The method of repositioning existing music into something more rich and strange acts as a model that is applied to other aspects of cultural life. Gender roles are deconstructed and individual listeners may turn up at performances cross-dressed or in outfits that deconstruct standard ideas about fashion or beauty. The effect may appear equally tribal or extraterrestrial. Body modification is prevalent. Dancers at events frequently bear tattoos and multiple body piercings; their skin may be branded or bulge in odd shapes, the result of metal implants placed directly under the epidermis.
Such drugs as 3.4-Methylenedioxy-N-Methylamphetamine (MDMA) are prevalent and valued for altering consciousness. MDMA is a psychotropic used initially by psychiatrists to induce a feeling of well being and openness in their patients. On the dance floor, the effect that MDMA creates swells with the swirling rhythms to generate a sense of unity, a feeling that is often ascribed to spiritual origins and one that is thought to be shared uniformly by all the dancers.
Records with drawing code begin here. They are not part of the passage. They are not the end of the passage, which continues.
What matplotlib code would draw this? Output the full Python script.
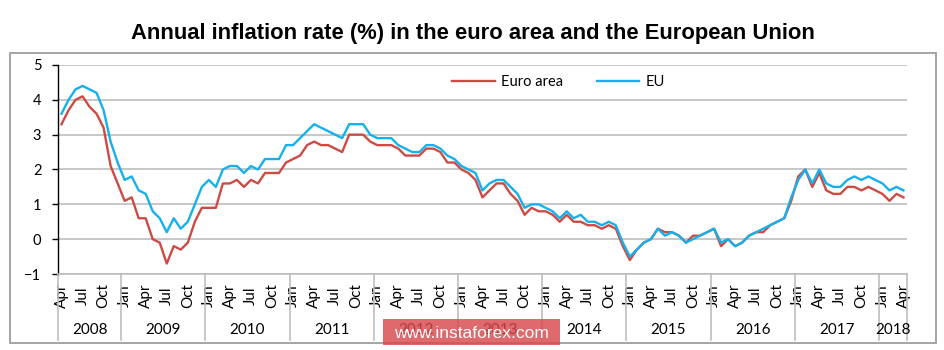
import matplotlib
matplotlib.use("Agg")
import matplotlib.pyplot as plt
from matplotlib.patches import Rectangle
import matplotlib.transforms as mtransforms

# ---- data (monthly, Apr 2008 .. Apr 2018) ----
euro_area = [
    3.3, 3.7, 4.0, 4.1, 3.8, 3.6, 3.2, 2.1, 1.6,
    1.1, 1.2, 0.6, 0.6, 0.0, -0.1, -0.7, -0.2, -0.3, -0.1, 0.5, 0.9,
    0.9, 0.9, 1.6, 1.6, 1.7, 1.5, 1.7, 1.6, 1.9, 1.9, 1.9, 2.2,
    2.3, 2.4, 2.7, 2.8, 2.7, 2.7, 2.6, 2.5, 3.0, 3.0, 3.0, 2.8,
    2.7, 2.7, 2.7, 2.6, 2.4, 2.4, 2.4, 2.6, 2.6, 2.5, 2.2, 2.2,
    2.0, 1.9, 1.7, 1.2, 1.4, 1.6, 1.6, 1.3, 1.1, 0.7, 0.9, 0.8,
    0.8, 0.7, 0.5, 0.7, 0.5, 0.5, 0.4, 0.4, 0.3, 0.4, 0.3, -0.2,
    -0.6, -0.3, -0.1, 0.0, 0.3, 0.2, 0.2, 0.1, -0.1, 0.1, 0.1, 0.2,
    0.3, -0.2, 0.0, -0.2, -0.1, 0.1, 0.2, 0.2, 0.4, 0.5, 0.6, 1.1,
    1.8, 2.0, 1.5, 1.9, 1.4, 1.3, 1.3, 1.5, 1.5, 1.4, 1.5, 1.4,
    1.3, 1.1, 1.3, 1.2,
]
eu = [
    3.6, 4.0, 4.3, 4.4, 4.3, 4.2, 3.7, 2.8, 2.2,
    1.7, 1.8, 1.4, 1.3, 0.8, 0.6, 0.2, 0.6, 0.3, 0.5, 1.0, 1.5,
    1.7, 1.5, 2.0, 2.1, 2.1, 1.9, 2.1, 2.0, 2.3, 2.3, 2.3, 2.7,
    2.7, 2.9, 3.1, 3.3, 3.2, 3.1, 3.0, 2.9, 3.3, 3.3, 3.3, 3.0,
    2.9, 2.9, 2.9, 2.7, 2.6, 2.5, 2.5, 2.7, 2.7, 2.6, 2.4, 2.3,
    2.1, 2.0, 1.9, 1.4, 1.6, 1.7, 1.7, 1.5, 1.3, 0.9, 1.0, 1.0,
    0.9, 0.8, 0.6, 0.8, 0.6, 0.7, 0.5, 0.5, 0.4, 0.5, 0.4, -0.1,
    -0.5, -0.3, -0.1, 0.0, 0.3, 0.1, 0.2, 0.1, -0.1, 0.0, 0.1, 0.2,
    0.3, -0.1, 0.0, -0.2, -0.1, 0.1, 0.2, 0.3, 0.4, 0.5, 0.6, 1.2,
    1.7, 2.0, 1.6, 2.0, 1.6, 1.5, 1.5, 1.7, 1.8, 1.7, 1.8, 1.7,
    1.6, 1.4, 1.5, 1.4,
]
quarter_labels = ["Apr", "Jul", "Oct", "Jan"]
years = ["2008", "2009", "2010", "2011", "2012", "2013",
         "2014", "2015", "2016", "2017", "2018"]
months_in_year = [9, 12, 12, 12, 12, 12, 12, 12, 12, 12, 4]
y_ticks = [-1, 0, 1, 2, 3, 4, 5]

RED = "#CD4B45"
BLUE = "#16B1EA"
GRID = "#BDBDBD"
FONT = ["Lato", "DejaVu Sans"]

W, H = 944, 350
fig = plt.figure(figsize=(W / 100, H / 100), dpi=100)
fig.patch.set_facecolor("white")

# outer chart border
fig.patches.append(Rectangle((10 / W, 1 - 343 / H), 926 / W, 290 / H,
                             transform=fig.transFigure, fill=False,
                             edgecolor="#9E9E9E", linewidth=1.3))

ax = fig.add_axes([58 / W, 1 - 274 / H, 849 / W, 209 / H])
n = len(euro_area)
x = list(range(n))

ax.plot(x, euro_area, color=RED, lw=1.7, label="Euro area", zorder=3)
ax.plot(x, eu, color=BLUE, lw=1.7, label="EU", zorder=4)

ax.set_xlim(-0.5, n - 0.5)
ax.set_ylim(-1, 5)
ax.set_yticks(y_ticks)
ax.yaxis.grid(True, color=GRID, lw=1.2)
ax.set_axisbelow(True)
for s in ["top", "right"]:
    ax.spines[s].set_visible(False)
ax.spines["left"].set_color("black")
ax.spines["left"].set_linewidth(1.0)
ax.spines["bottom"].set_color(GRID)
ax.spines["bottom"].set_linewidth(1.2)
ax.tick_params(axis="y", direction="out", length=4, width=1.0, color="black",
               pad=8, labelsize=10.5)
for lab in ax.get_yticklabels():
    lab.set_fontfamily(FONT)

# month tick labels every quarter
xt = list(range(0, n, 3))
ax.set_xticks(xt)
ax.set_xticklabels([quarter_labels[i % 4] for i in range(len(xt))],
                   rotation=90, va="center", ha="center", fontsize=11,
                   family=FONT)
ax.tick_params(axis="x", length=0, pad=15.5)

# year separators and year labels below the axis
trans = mtransforms.blended_transform_factory(ax.transData, ax.transAxes)
edges = [-0.5]
for m in months_in_year:
    edges.append(edges[-1] + m)
for e in edges:
    ax.plot([e, e], [0, -0.318], transform=trans, color=GRID, lw=1.2,
            clip_on=False)
for i, yr in enumerate(years):
    cx = (edges[i] + edges[i + 1]) / 2
    ax.text(cx, -0.268, yr, transform=trans, ha="center", va="center",
            fontsize=11, family=FONT)

# legend
leg = ax.legend(loc="center left", bbox_to_anchor=(0.449, 0.92), ncol=2,
                frameon=False, handlelength=2.9, handletextpad=0.45,
                columnspacing=2.3, prop={"family": FONT, "size": 10.5})

# title
fig.text(473 / W, 1 - 33 / H,
         "Annual inflation rate (%) in the euro area and the European Union",
         ha="center", va="center", fontsize=15.8, fontweight="bold",
         family=["Liberation Sans", "DejaVu Sans"])

# watermark
fig.patches.append(Rectangle((383 / W, 1 - 345 / H), 177 / W, 26 / H,
                             transform=fig.transFigure, facecolor="#D9484C",
                             alpha=0.82, edgecolor="none", zorder=10))
fig.text(471 / W, 1 - 333 / H, "www.instaforex.com", ha="center",
         va="center", color="white", fontsize=12.5,
         family=["Liberation Sans", "DejaVu Sans"], zorder=11)

fig.savefig("out.png", dpi=100)
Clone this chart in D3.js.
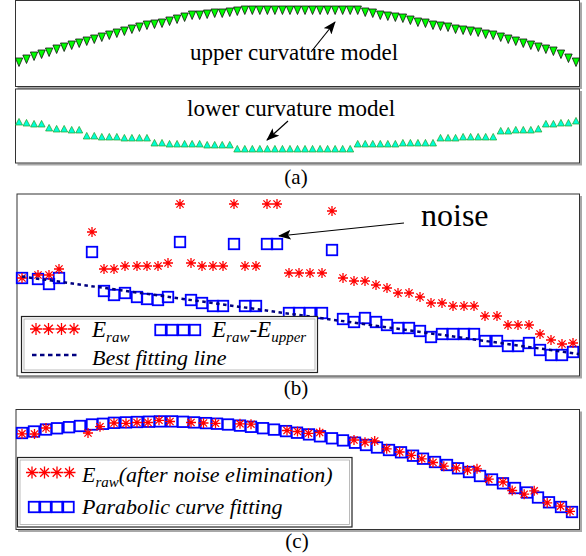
<!DOCTYPE html>
<html>
<head>
<meta charset="utf-8">
<script src="https://cdn.jsdelivr.net/npm/d3@7"></script>
<style>
  body { margin: 0; background: #fff; }
  svg { display: block; }
  text { font-family: "Liberation Serif", "Times New Roman", serif; fill: #000; }
</style>
</head>
<body>
<div id="chart"></div>
<script>
// (a) curvature models, one value per sample column
var upperModel = [25, 28, 31, 33, 35, 38, 40, 42, 44, 46, 48, 50, 52, 54, 56, 58, 60, 62, 63, 64,
                  66, 68, 70, 72, 72, 73, 74, 74, 75, 76,
                  77, 77, 77, 77, 77, 77, 77, 77, 77, 77, 77, 77, 77, 77, 77, 77,
                  75, 74, 72, 71, 70, 69, 67, 65, 64, 62, 61, 60, 58, 57, 56, 55, 53, 52, 50, 48,
                  46, 44, 42, 40, 38, 36, 33, 29, 25];
var lowerModel = [41, 40, 39, 39, 35, 34, 34, 33, 33, 27, 27, 26, 26, 26, 25, 25, 25, 25,
                  20, 20, 19, 19, 19, 19, 19, 18, 18, 18, 18,
                  14, 14, 14, 14, 14, 14, 14, 14, 14, 14, 14, 14, 14, 14, 14, 14,
                  19, 19, 19, 19, 19, 19, 20, 20, 20, 20, 20,
                  25, 25, 25, 26, 26, 26, 26, 26, 32, 32, 33, 33, 33, 34, 39, 39, 40, 40, 42];

// (b) raw values and raw minus upper model
var posB = [6, 22, 33, 43, 76, 88, 98, 109, 121, 131, 142, 152, 164, 175, 186, 197, 207, 218, 229, 240,
            251, 261, 273, 283, 294, 306, 316, 327, 338, 349, 360, 371, 382, 393, 404, 415, 426, 437, 448, 458,
            469, 481, 492, 502, 513, 524, 535, 546, 557];
var rawB = [98, 101, 101, 107, 144, 107, 107, 110, 110, 110, 110, 113, 172, 113, 110, 110, 110, 172, 110, 110,
            172, 172, 103, 103, 103, 103, 165, 98, 95, 95, 91, 88, 83, 83, 79, 73, 73, 70, 70, 70,
            60, 60, 51, 51, 51, 42, 36, 32, 33];
var diffB = [98, 97, 92, 98, 124, 85, 81, 83, 79, 77, 76, 79, 134, 76, 73, 70, 70, 132, 70, 70,
             132, 132, 63, 63, 63, 63, 126, 57, 54, 58, 54, 51, 48, 48, 45, 39, 42, 42, 42, 42,
             35, 35, 30, 30, 33, 26, 21, 21, 24];
var fitLineX = [6, 563];
var fitLineY = [99.5, 22];

// (c) parabolic fit and raw values after noise elimination
var posFit = [6, 18, 30, 41, 53, 64, 76, 87, 98, 110, 121, 133, 144, 156, 167, 178, 190, 201, 212, 224,
              235, 247, 258, 270, 281, 293, 304, 316, 327, 339, 350, 361, 373, 385, 397, 407, 419, 431, 442, 453,
              464, 476, 487, 499, 511, 522, 533, 545, 556];
var fitC = [96, 97.5, 99.5, 100.7, 101.8, 103, 104.5, 105.2, 106.2, 106.6, 107, 107.3, 107.6, 107.6, 107.2, 106.6,
            105.9, 105.3, 104.5, 103.4, 102.2, 100.8, 99.4, 97.9, 96.3, 94.6, 92.7, 90.7, 88.6, 86.3, 84, 81.5,
            79, 76.7, 73.3, 70.3, 67, 64, 60.7, 57, 53, 49.5, 45.7, 41, 36.5, 31.5, 26.7, 22, 17];
var posRawC = [6, 18.5, 30, 72, 84, 98, 110, 121, 132, 143, 154, 175, 187.5, 199.5, 224, 235, 271, 281.5, 292.5, 303.7,
               338, 349, 358.7, 370.7, 383.7, 395.3, 405.8, 417, 427.8, 440.3, 451.5, 461, 472.8, 487, 496.2, 508.2,
               518.2, 531.2, 544.5, 554];
var rawC = [95.2, 95, 101, 96, 102.3, 106, 105.7, 106.5, 106.5, 108.7, 107.5, 106.5, 106, 105.7, 105.2, 104.8,
            98.5, 97.5, 95.7, 96.5, 89, 86.8, 88, 80.2, 77, 73.7, 70.2, 66.5, 62.8, 61, 59, 60.2, 49.8, 47,
            38.5, 34.8, 38.2, 26.2, 22.8, 17.7];

var w = 586, h = 556;
var svg = d3.select("#chart").append("svg").attr("width", w).attr("height", h);

svg.append("defs").append("marker")
    .attr("id", "head")
    .attr("viewBox", "0 0 13 10")
    .attr("refX", 12).attr("refY", 5)
    .attr("markerWidth", 13).attr("markerHeight", 10)
    .attr("markerUnits", "userSpaceOnUse")
    .attr("orient", "auto")
    .append("path").attr("d", "M0,0L13,5L0,10L3,5Z").attr("fill", "#000");

function frame(x0, y0, x1, y1) {
    svg.append("path")
        .attr("d", "M" + (x0 + 2) + "," + (y1 + 1.5) + "H" + (x1 + 1.5) + "V" + (y0 + 2))
        .attr("fill", "none").attr("stroke", "#a8a8a8").attr("stroke-width", 2);
    svg.append("rect")
        .attr("x", x0).attr("y", y0).attr("width", x1 - x0).attr("height", y1 - y0)
        .attr("fill", "#fff").attr("stroke", "#333").attr("stroke-width", 1);
}

function legendBox(x0, y0, x1, y1) {
    svg.append("rect")
        .attr("x", x0).attr("y", y0).attr("width", x1 - x0).attr("height", y1 - y0)
        .attr("fill", "#fff").attr("stroke", "#222").attr("stroke-width", 1.2);
    svg.append("rect")
        .attr("x", x0 + 2.5).attr("y", y0 + 2.5).attr("width", x1 - x0 - 5).attr("height", y1 - y0 - 5)
        .attr("fill", "none").attr("stroke", "#aaa").attr("stroke-width", 0.8);
}

function star(r) {
    var d = r * 0.72;
    return "M" + (-r) + ",0H" + r + "M0," + (-r) + "V" + r +
           "M" + (-d) + "," + (-d) + "L" + d + "," + d + "M" + (-d) + "," + d + "L" + d + "," + (-d);
}

function stars(g, xs, ys, r) {
    g.selectAll(null).data(xs).enter().append("path")
        .attr("transform", function(d, i) { return "translate(" + d + "," + ys[i] + ")"; })
        .attr("d", star(r))
        .attr("fill", "none").attr("stroke", "#ff0000").attr("stroke-width", 1.3);
}

function squares(g, xs, ys, s) {
    g.selectAll(null).data(xs).enter().append("rect")
        .attr("x", function(d) { return d - s / 2; })
        .attr("y", function(d, i) { return ys[i] - s / 2; })
        .attr("width", s).attr("height", s)
        .attr("fill", "none").attr("stroke", "#0000ff").attr("stroke-width", 1.8);
}

function arrow(x1, y1, x2, y2) {
    svg.append("line")
        .attr("x1", x1).attr("y1", y1).attr("x2", x2).attr("y2", y2)
        .attr("stroke", "#000").attr("stroke-width", 1.2)
        .attr("marker-end", "url(#head)");
}

// ---------- (a) ----------
frame(15.5, 0.5, 579.5, 86.5);
frame(15.5, 89, 579.5, 163);

var xA = d3.scaleLinear().domain([0, 74]).range([19, 576]);
var yUp = d3.scaleLinear().domain([0, 87]).range([87, 0]);
var yLow = d3.scaleLinear().domain([0, 74]).range([163, 89]);

svg.append("g").selectAll("path").data(upperModel).enter().append("path")
    .attr("transform", function(d, i) { return "translate(" + xA(i) + "," + yUp(d) + ")"; })
    .attr("d", "M-3.7,-4L3.7,-4L0,4.5Z")
    .attr("fill", "#00ff00").attr("stroke", "#111").attr("stroke-width", 0.8);

svg.append("g").selectAll("path").data(lowerModel).enter().append("path")
    .attr("transform", function(d, i) { return "translate(" + xA(i) + "," + yLow(d) + ")"; })
    .attr("d", "M-3.5,3L3.5,3L0,-3.6Z")
    .attr("fill", "#00ffd8").attr("stroke", "#22a022").attr("stroke-width", 0.7);

svg.append("text").attr("x", 190).attr("y", 60).attr("font-size", 23).text("upper curvature model");
arrow(311, 52, 335, 22);
svg.append("text").attr("x", 187).attr("y", 116).attr("font-size", 23).text("lower curvature model");
arrow(288, 121, 267, 140);
svg.append("text").attr("x", 296).attr("y", 184).attr("font-size", 21)
    .attr("text-anchor", "middle").text("(a)");

// ---------- (b) ----------
frame(17, 194, 579.5, 376);
var xB = d3.scaleLinear().domain([0, 563]).range([16, 579]);
var yB = d3.scaleLinear().domain([0, 182]).range([376, 194]);

var gB = svg.append("g");
var bx = posB.map(function(d) { return xB(d); });

svg.append("line")
    .attr("x1", xB(fitLineX[0])).attr("y1", yB(fitLineY[0]))
    .attr("x2", xB(fitLineX[1])).attr("y2", yB(fitLineY[1]))
    .attr("stroke", "#000080").attr("stroke-width", 2.5).attr("stroke-dasharray", "3.5,3.5");

squares(gB, bx, diffB.map(function(d) { return yB(d); }), 10.5);
stars(gB, bx, rawB.map(function(d) { return yB(d); }), 5);

svg.append("text").attr("x", 421).attr("y", 226).attr("font-size", 32).text("noise");
arrow(xB(388), yB(153), xB(263), yB(140));

legendBox(21.5, 316.5, 317.5, 372.5);
var gL = svg.append("g");
stars(gL, [36, 48.5, 61.5, 74], [329, 329, 329, 329], 6);
squares(gL, [160.5, 172, 183.5, 195], [330, 330, 330, 330], 10.5);
var t1 = svg.append("text").attr("x", 92).attr("y", 337).attr("font-size", 23).attr("font-style", "italic");
t1.append("tspan").text("E");
t1.append("tspan").attr("font-size", 15).attr("dy", 5).text("raw");
var t2 = svg.append("text").attr("x", 212).attr("y", 337).attr("font-size", 23).attr("font-style", "italic");
t2.append("tspan").text("E");
t2.append("tspan").attr("font-size", 15).attr("dy", 5).text("raw");
t2.append("tspan").attr("dy", -5).text("-E");
t2.append("tspan").attr("font-size", 15).attr("dy", 5).text("upper");
svg.append("line").attr("x1", 32).attr("y1", 355).attr("x2", 79).attr("y2", 355)
    .attr("stroke", "#000080").attr("stroke-width", 2.5).attr("stroke-dasharray", "4.5,3.5");
svg.append("text").attr("x", 92).attr("y", 365).attr("font-size", 22).attr("font-style", "italic")
    .text("Best fitting line");

svg.append("text").attr("x", 296).attr("y", 395).attr("font-size", 21)
    .attr("text-anchor", "middle").text("(b)");

// ---------- (c) ----------
frame(16, 409.5, 579.5, 529.5);
var yC = d3.scaleLinear().domain([0, 120]).range([529, 409]);
var gC = svg.append("g");
squares(gC, posFit.map(function(d) { return xB(d); }), fitC.map(function(d) { return yC(d); }), 10.5);
stars(gC, posRawC.map(function(d) { return xB(d); }), rawC.map(function(d) { return yC(d); }), 5);

legendBox(17.5, 457.5, 352, 527);
var gL2 = svg.append("g");
stars(gL2, [32, 44.5, 57, 69.5], [472.5, 472.5, 472.5, 472.5], 6);
squares(gL2, [34, 45.5, 57, 68.5], [507, 507, 507, 507], 10.5);
var t3 = svg.append("text").attr("x", 82).attr("y", 481.5).attr("font-size", 22).attr("font-style", "italic");
t3.append("tspan").text("E");
t3.append("tspan").attr("font-size", 15).attr("dy", 5).text("raw");
t3.append("tspan").attr("dy", -5).text("(after noise elimination)");
svg.append("text").attr("x", 82).attr("y", 513.5).attr("font-size", 22).attr("font-style", "italic")
    .text("Parabolic curve fitting");

svg.append("text").attr("x", 297).attr("y", 548).attr("font-size", 21)
    .attr("text-anchor", "middle").text("(c)");
</script>
</body>
</html>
As the drug takes hold and the music builds the dancers may cling to one another in a manner that appears orgiastic, but when the drug has lost its effect and the music dies, most dancers relate a feeling of transcendence that is distinctly non-sexual. It is this interpretation—so often at odds with appearances—that creates misunderstandings about the nature of the experience. In Israel, for instance, police routinely break up trance parties — often held in nature reserves — charging that drug abuse is encouraged at such events.
Some of the behavior is clearly intended to achieve liberation by transgressing social norms. “I had to fall from grace, just to find a higher place” one house track intones solemnly. But much of the culture attempts to be merely creative; the intent of the dancers is to create a new style of being, not merely an anti-style. House, trance, techno, all of these musical scenes seek not only to entertain, but to recreate a society of believers. These pretensions are sincere for many of the participants in the movement.
There is an innocence to the desire to change the world through music that is reminiscent of the Western counter-culture of the sixties. However, where previous encounters with these movements were allied to larger political projects, the house scene makes no attempt at specific political action outside of fairly general and naïve desires of world peace and tranquillity. The desire of house is more singular; to transform the individual through music and through group participation in a culture that is transformative, narcotic and liberating.
— By Scott D. Scrymgeour, a freelance writer based in Los Angeles.